2 In Strickland’s brief on appeal, he characterizes the time he spent in federal custody as either 23 or 25 months. However, both Strickland’s motion before the district court and his appellate brief identify the relevant time span as October 5, 2006 to February 21, 2008. Based on these dates, we conclude that Strickland is requesting that the BOP credit his sentence with 17 months served. No. 08‐3273 Page 3
If Strickland desires to challenge the BOP’s determination regarding credit for time served, he must first exhaust his remedies with the BOP, see Wilson, 503 U.S. at 333; McGee, 60 F.3d at 1272, and if he fails to obtain a satisfactory result before the BOP, he may then challenge that determination by filing a petition under 28 U.S.C. § 2241, see United States v. Koller, 956 F.2d 1408, 1417 (7th Cir. 1992); United States v. Checchini, 967 F.2d 348, 350 (9th Cir. 1992). But he may do so only in the district where he is incarcerated, United States v. Mittelsteadt, 790 F.2d 39, 40 (7th Cir. 1986), and only against the warden of his prison, Samirah v. O’Connell, 335 Fl3d 545, 551 (7th Cir. 2003).
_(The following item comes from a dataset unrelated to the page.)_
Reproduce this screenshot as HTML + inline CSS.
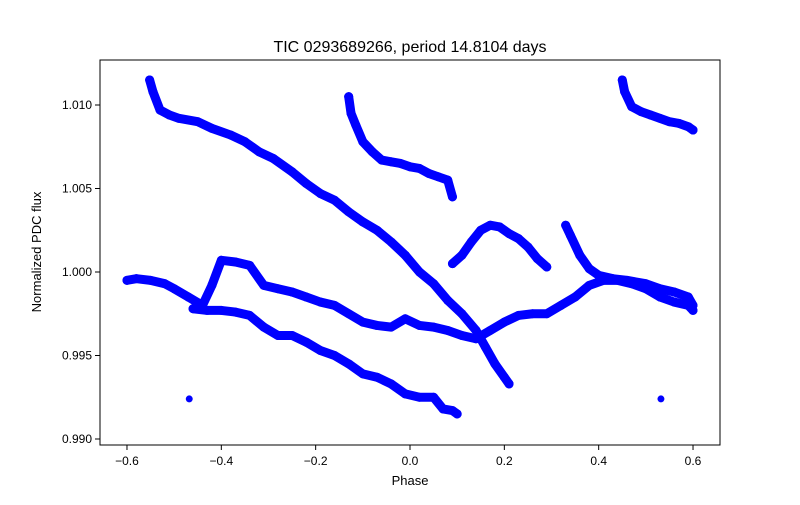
<!DOCTYPE html>
<html><head><meta charset="utf-8"><style>
body{margin:0;background:#fff}
svg text{font-family:"Liberation Sans","DejaVu Sans",sans-serif}
</style></head><body>
<svg id="chart" width="800" height="500">
<rect width="800" height="500" fill="#fff"/>
<text x="410" y="52" font-size="16" text-anchor="middle">TIC 0293689266, period 14.8104 days</text>
<g id="marks"></g>
<rect x="100" y="60" width="620" height="385" fill="none" stroke="#000" stroke-width="1"/>
<g id="axes"></g>
<text x="410" y="485" font-size="13" text-anchor="middle">Phase</text>
<text transform="translate(41,252) rotate(-90)" font-size="13" text-anchor="middle">Normalized PDC flux</text>
</svg>
<script>
const xTicks=[-0.6,-0.4,-0.2,0.0,0.2,0.4,0.6];
const xTickLabels=["−0.6","−0.4","−0.2","0.0","0.2","0.4","0.6"];
const yTicks=[0.990,0.995,1.000,1.005,1.010];
const yTickLabels=["0.990","0.995","1.000","1.005","1.010"];
const seg1Phase=[-0.552,-0.545,-0.53,-0.51,-0.49,-0.45,-0.42,-0.38,-0.35,-0.32,-0.29,-0.25,-0.22,-0.19,-0.16,-0.13,-0.1,-0.07,-0.04,-0.01,0.02,0.05,0.08,0.11,0.14,0.16,0.18,0.2,0.21];
const seg1Flux=[1.0115,1.0108,1.0097,1.0094,1.0092,1.009,1.0086,1.0082,1.0078,1.0072,1.0068,1.006,1.0053,1.0047,1.0043,1.0036,1.003,1.0025,1.0018,1.001,1.0,0.9993,0.9983,0.9975,0.9965,0.9955,0.9945,0.9937,0.9933];
const seg2Phase=[-0.13,-0.125,-0.115,-0.1,-0.08,-0.06,-0.04,-0.02,0.0,0.02,0.04,0.06,0.08,0.09];
const seg2Flux=[1.0105,1.0095,1.0088,1.0078,1.0072,1.0067,1.0066,1.0065,1.0063,1.0062,1.0059,1.0057,1.0055,1.0045];
const seg3Phase=[0.09,0.11,0.13,0.15,0.17,0.19,0.21,0.23,0.25,0.27,0.29];
const seg3Flux=[1.0005,1.001,1.0018,1.0025,1.0028,1.0027,1.0023,1.002,1.0015,1.0008,1.0003];
const seg4Phase=[0.33,0.34,0.36,0.38,0.4,0.43,0.46,0.5,0.53,0.56,0.59,0.6];
const seg4Flux=[1.0028,1.0022,1.001,1.0002,0.9998,0.9996,0.9995,0.9993,0.999,0.9988,0.9985,0.998];
const seg5Phase=[-0.6,-0.58,-0.55,-0.52,-0.5,-0.47,-0.44,-0.42,-0.4,-0.37,-0.34,-0.31,-0.28,-0.25,-0.22,-0.19,-0.16,-0.13,-0.1,-0.07,-0.04,-0.01,0.02,0.05,0.08,0.11,0.14,0.17,0.2,0.23,0.26,0.29,0.32,0.35,0.38,0.41,0.44,0.47,0.5,0.53,0.56,0.59,0.6];
const seg5Flux=[0.9995,0.9996,0.9995,0.9993,0.999,0.9985,0.998,0.9992,1.0007,1.0006,1.0004,0.9992,0.999,0.9988,0.9985,0.9982,0.998,0.9975,0.997,0.9968,0.9967,0.9972,0.9968,0.9967,0.9965,0.9962,0.996,0.9965,0.997,0.9974,0.9975,0.9975,0.998,0.9985,0.9992,0.9995,0.9995,0.9993,0.999,0.9985,0.9982,0.998,0.9977];
const seg6Phase=[-0.46,-0.43,-0.4,-0.37,-0.34,-0.31,-0.28,-0.25,-0.22,-0.19,-0.16,-0.13,-0.1,-0.07,-0.04,-0.01,0.02,0.05,0.07,0.09,0.1];
const seg6Flux=[0.9978,0.9977,0.9977,0.9976,0.9974,0.9967,0.9962,0.9962,0.9958,0.9953,0.995,0.9945,0.9939,0.9937,0.9933,0.9927,0.9925,0.9925,0.9918,0.9917,0.9915];
const seg7Phase=[0.45,0.455,0.47,0.49,0.51,0.53,0.55,0.57,0.59,0.6];
const seg7Flux=[1.0115,1.0108,1.0099,1.0096,1.0094,1.0092,1.009,1.0089,1.0087,1.0085];
const outlierPhase=[-0.468,0.532];
const outlierFlux=[0.9924,0.9924];

const X=p=>410+p*471.7;
const Y=v=>272-(v-1)*16700;
const NS="http://www.w3.org/2000/svg";
const marks=document.getElementById('marks');
const axes=document.getElementById('axes');
const segs=[[seg1Phase,seg1Flux],[seg2Phase,seg2Flux],[seg3Phase,seg3Flux],[seg4Phase,seg4Flux],[seg5Phase,seg5Flux],[seg6Phase,seg6Flux],[seg7Phase,seg7Flux]];
segs.forEach((s,i)=>{
  const pl=document.createElementNS(NS,'polyline');
  
  
  pl.setAttribute('points',s[0].map((p,j)=>X(p)+','+Y(s[1][j])).join(' '));
  pl.setAttribute('fill','none');pl.setAttribute('stroke','#0000ff');
  pl.setAttribute('stroke-width','9');pl.setAttribute('stroke-linecap','round');pl.setAttribute('stroke-linejoin','round');
  marks.appendChild(pl);
  s[0].forEach((p,j)=>{
    const c=document.createElementNS(NS,'circle');
    
    
    c.setAttribute('cx',X(p));c.setAttribute('cy',Y(s[1][j]));c.setAttribute('r','4.5');c.setAttribute('fill','#0000ff');
    marks.appendChild(c);
  });
});
outlierPhase.forEach((p,j)=>{
  const c=document.createElementNS(NS,'circle');
  
  
  c.setAttribute('cx',X(p));c.setAttribute('cy',Y(outlierFlux[j]));c.setAttribute('r','3.5');c.setAttribute('fill','#0000ff');
  marks.appendChild(c);
});
xTicks.forEach((t,i)=>{
  const l=document.createElementNS(NS,'line');
  
  
  l.setAttribute('x1',X(t));l.setAttribute('x2',X(t));l.setAttribute('y1',445);l.setAttribute('y2',450);l.setAttribute('stroke','#000');
  axes.appendChild(l);
  const tx=document.createElementNS(NS,'text');
  
  
  tx.setAttribute('x',X(t));tx.setAttribute('y',465);tx.setAttribute('font-size','12');tx.setAttribute('text-anchor','middle');
  tx.textContent=xTickLabels[i];axes.appendChild(tx);
});
yTicks.forEach((t,i)=>{
  const l=document.createElementNS(NS,'line');
  
  
  l.setAttribute('x1',95);l.setAttribute('x2',100);l.setAttribute('y1',Y(t));l.setAttribute('y2',Y(t));l.setAttribute('stroke','#000');
  axes.appendChild(l);
  const tx=document.createElementNS(NS,'text');
  
  
  tx.setAttribute('x',92);tx.setAttribute('y',Y(t)+4);tx.setAttribute('font-size','12');tx.setAttribute('text-anchor','end');
  tx.textContent=yTickLabels[i];axes.appendChild(tx);
});
</script>
</body></html>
Because did not file suit in the district of his incarceration (his prison, the Federal Correctional Institution, is in the Eastern District of Wisconsin), the district judge did not have jurisdiction to consider his request under 28 U.S.C. § 2241. Mittelsteadt, 790 F.2d at 40.
Accordingly, we VACATE the judgment of the district court and REMAND with instructions to dismiss Strickland’s request for lack of jurisdiction.